Compliance programs must be reasonably designed, risk-based and effective
The Strong Borders Act will require a review of existing compliance programs, as it requires reporting entities to ensure that their compliance programs are reasonably designed, risk-based and effective. While these matters are generally as commensurate to the reporting entity, FINTRAC will have the ability to review compliance programs in greater detail and may take enforcement action where FINTRAC determines that the compliance program does not satisfy statutory requirements. Contravention of the compliance program requirements would be a very serious violation under the AMP framework.
Replacing the existing compliance regime
The Strong Borders Act proposes replacing the existing optional compliance agreement regime with a new mandatory compliance agreement regime that will require reporting entities to enter into a compliance agreement with FINTRAC where the reporting entity commits a violation under the PCMLTFA. The contravention of a compliance order would also be designated as a new violation under the PCMLTFA.
Contravening a compliance order may subject the reporting entity to a penalty of the greater of $30 million or 3 per cent of the entity’s gross global revenue in its financial year before the one in which the penalty is imposed; in the case of an individual, the greater of $5 million or 3 per cent of the person’s gross global income in the year before the one in which the penalty is imposed.
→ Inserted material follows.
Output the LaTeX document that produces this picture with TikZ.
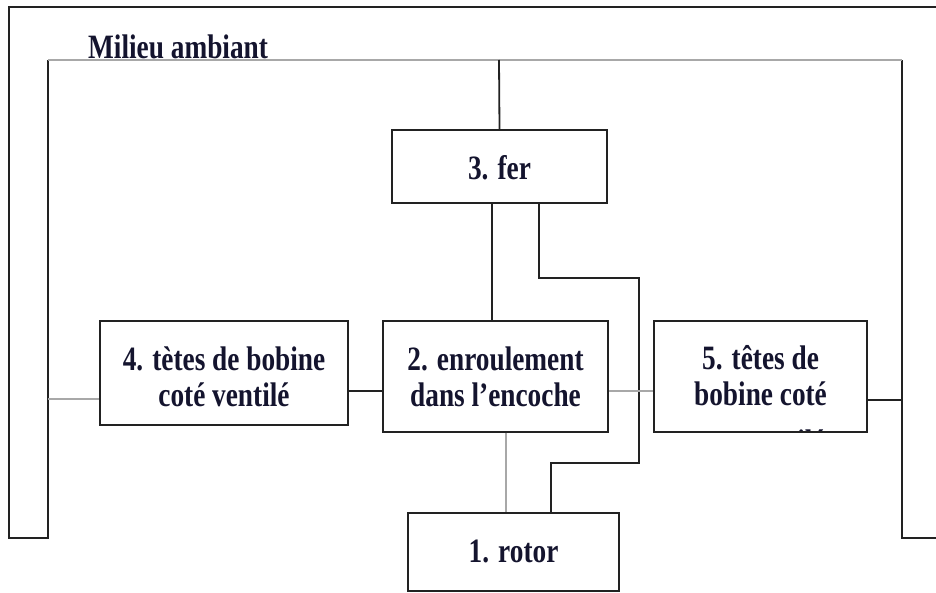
\documentclass[tikz,border=0pt]{standalone}
\usepackage{fontspec}
\setmainfont{Liberation Serif}
\usepackage{graphicx}
\definecolor{ln}{HTML}{222222}
\definecolor{gl}{HTML}{A8A8A8}
\definecolor{tx}{HTML}{14142E}
\newcommand\lbl[1]{\scalebox{1}[1.25]{\fontsize{27.3}{29.2}\selectfont\bfseries\begin{tabular}[t]{@{}c@{}}#1\end{tabular}}}
\tikzset{
  box/.style={draw=ln, line width=1.9pt, inner sep=0pt},
  lab/.style={anchor=base, inner sep=0pt, text=tx},
  dk/.style={draw=ln, line width=1.8pt},
  gr/.style={draw=gl, line width=1.8pt},
}
\begin{document}
\begin{tikzpicture}[x=1pt,y=-1pt]
\useasboundingbox (0,0) rectangle (936,592);
\clip (0,0) rectangle (936,592);
% frame coordinates
\coordinate (fA) at (9,538);
\coordinate (fB) at (9,7);
\coordinate (fC) at (950,7);
\coordinate (fE) at (48,538);
\coordinate (fF) at (48,60);
\coordinate (fG) at (902,60);
\coordinate (fH) at (902,538);
\coordinate (fI) at (950,538);
\draw[dk, line cap=rect] (fE) -- (fA) -- (fB) -- (fC);
\draw[dk] (fE) -- (fF);
\draw[dk] (fG) -- (fH) -- (fI);
\draw[draw=gl, line width=2.6pt] (fF) -- (fG);
\node[lab, anchor=base west] (mil) at (88,58) {\lbl{Milieu ambiant}};
% boxes
\node[box, minimum width=215pt, minimum height=73pt] (b3) at (499.5,166.5) {};
\node[lab] (b3t) at (499.5,179) {\lbl{3. fer}};
\node[box, minimum width=225pt, minimum height=111pt] (b2) at (495.5,376.5) {};
\node[lab] (b2t) at (495.5,370) {\lbl{2. enroulement\\dans l’encoche}};
\node[box, minimum width=248pt, minimum height=104pt] (b4) at (224,373) {};
\node[lab] (b4t) at (224,370) {\lbl{4. tètes de bobine\\coté ventilé}};
\node[box, minimum width=213pt, minimum height=111pt,
  path picture={
    \node[lab] at ([yshift=-48pt]path picture bounding box.north) {\lbl{5. têtes de\\bobine coté}};
    \node[lab] at ([yshift=-132pt]path picture bounding box.north) {\lbl{non ventilé}};
  }] (b5) at (760.5,376.5) {};
\node[box, minimum width=211pt, minimum height=78pt] (b1) at (513.5,552) {};
\node[lab] (b1t) at (513.5,562) {\lbl{1. rotor}};
% connectors
\coordinate (t3) at (499,60);
\draw[dk] (t3) -- (b3.north);
\coordinate (v1) at (492,0);
\draw[dk] (b3.south -| v1) -- (b2.north -| v1);
\coordinate (r1) at (539,278);
\coordinate (r2) at (639,278);
\coordinate (r3) at (639,463);
\coordinate (r4) at (551,463);
\draw[dk] (b3.south -| r1) -- (r1) -- (r2) -- (r3) -- (r4) -- (b1.north -| r4);
\coordinate (v2) at (506,0);
\draw[gr] (b2.south -| v2) -- (b1.north -| v2);
\coordinate (h1) at (0,391);
\draw[dk] (b4.east |- h1) -- (b2.west |- h1);
\draw[gr] (b2.east |- h1) -- (b5.west |- h1);
\coordinate (h2) at (48,399);
\draw[gr] (h2) -- (b4.west |- h2);
\coordinate (h3) at (902,400);
\draw[dk] (b5.east |- h3) -- (h3);
\end{tikzpicture}
\end{document}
Additionally, contravention of a compliance order may result in the Bank of Canada refusing to register a payment service provider or revoke registration under the Retail Payments Activities Act.
Disclosure of financial intelligence to Elections Canada
FINTRAC would be authorized to disclose prescribed information to the Commissioner of Canada Elections, subject to certain conditions, where FINTRAC has reasonable grounds to suspect the information is relevant to investigating or prosecuting an offence or violation under the Canada Elections Act (or an attempt to commit such an offence or violation).
OSFI
The Strong Borders Act amends the Office of the Superintendent of Financial Institutions Act to make the Director of FINTRAC a member of the committee established under subsection 18(1) of that Act. It also amends the Proceeds of Crime (Money Laundering) and Terrorist Financing Act to enable the Director to exchange information with the other members of that committee.